Когда, репетируя в Москве, я попала в больницу с осложнением после гриппа и мои дети об этом не знали, пресса дала огромный заголовок на первой полосе, что Крючкова при смерти. А накануне в мою палату в Институте имени Склифосовского ворвались фотокорреспонденты и начали снимать. Я закрылась своим талисманом.
Они опубликовали фото на первой странице московской газеты с подписью: «Светлана Крючкова целует свой талисман».
– Какая бестактность. А почему вы не обращались в суд?
– Я не хочу тратить на это жизнь. Пусть пишут. Мы же их кормим таким образом.
Но я точно знаю, что каждый в этой жизни получает то, что он должен получить. И ничто просто так не проходит. Ведь эта злоба, которую ты изрыгаешь, она потом летит тебе в лицо. Ты сам же в ней купаться будешь.
Они не владеют профессией и поэтому зарабатывают на «выгребании отходов». А одна известная телекомпания делает, например, такие вещи: звонит девушка, задает бесчисленные вопросы о творчестве, держит на трубке…
– Зачем?
– Чтобы я не ушла из дому. Забалтывает, но не говорит, что в эти минуты съемочная группа едет ко мне домой, чтобы я открыла им дверь ненакрашенная, в домашнем халате и тапочках. А дальше они меня снимают.
Муж, когда понял, в чем дело, сказал мне: «Положи трубку». Я положила и уехала в бассейн. Ровно через три минуты позвонили в дверь, Саша открыл и сказал: «Пошли отсюда вон».
Но они пошли к соседям и начали: «А вот правда, что Крючкова…» Соседка им сказала: «Уходите отсюда, ничего говорить не буду».
– Многих ваших коллег подобные случаи заставляют не спать ночами. А вы, кажется, очень уверены в себе.
– Просто за мной стоят дети. А когда дети, я могу разорвать любого. Хотя на самом деле я, как и многие артисты, очень ранимый человек. Говорухин однажды правильно сказал критикам: «Если вы хотите сказать что-то плохое, вы лейте грязь на нас, режиссеров. Во-первых, мы мужчины, а во-вторых, знаем, как вам ответить.
Оставьте артистов в покое…» Этот разговор я услышала на одном из фестивалей. У нас был пресс-клуб на тему «Нужна ли критика артисту?», встал Янковский и сказал, что если бы не фильм «Влюблен по собственному желанию», он бы покончил с собой. Потому что после того, как он сыграл Гамлета, про него писали, что он не артист, а статист.
И столько гадостей вылили в печати, что Янковский чуть не сломался.
– Вы одна из немногих актрис, кто устраивает поэтические вечера…
– А знаете, какую реакцию я часто наблюдаю? Обычно я выступаю там же, куда БДТ приезжает на гастроли. Организаторы гастролей выражают недовольство: «Вот, тут спектакль, а Крючкова своим поэтическим вечером «оттянет» часть публики».

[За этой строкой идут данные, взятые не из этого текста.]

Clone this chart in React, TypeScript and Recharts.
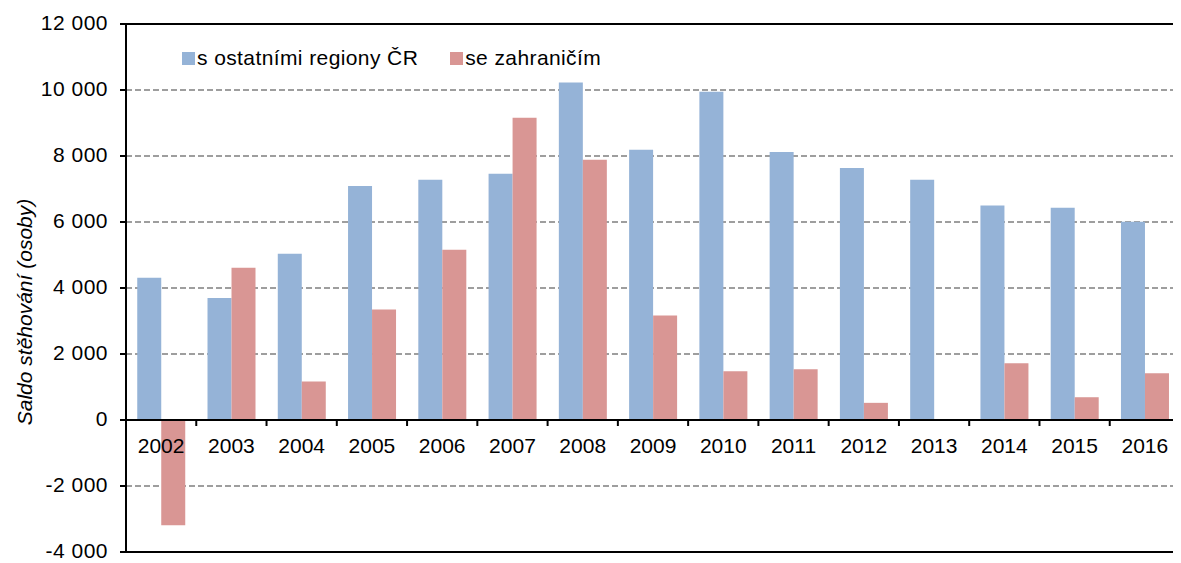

Но потом приходят за кулисы и благодарят, потому что местным жителям не хватает поэтических вечеров.
– Вам наверняка часто задают вопрос: мол, зачем вам это нужно, если труд несоизмерим с оплатой?
– Мне это нравится. Как бы вам сказать… Я не хочу ходить по щиколотку в воде. Я люблю плавать на большой глубине.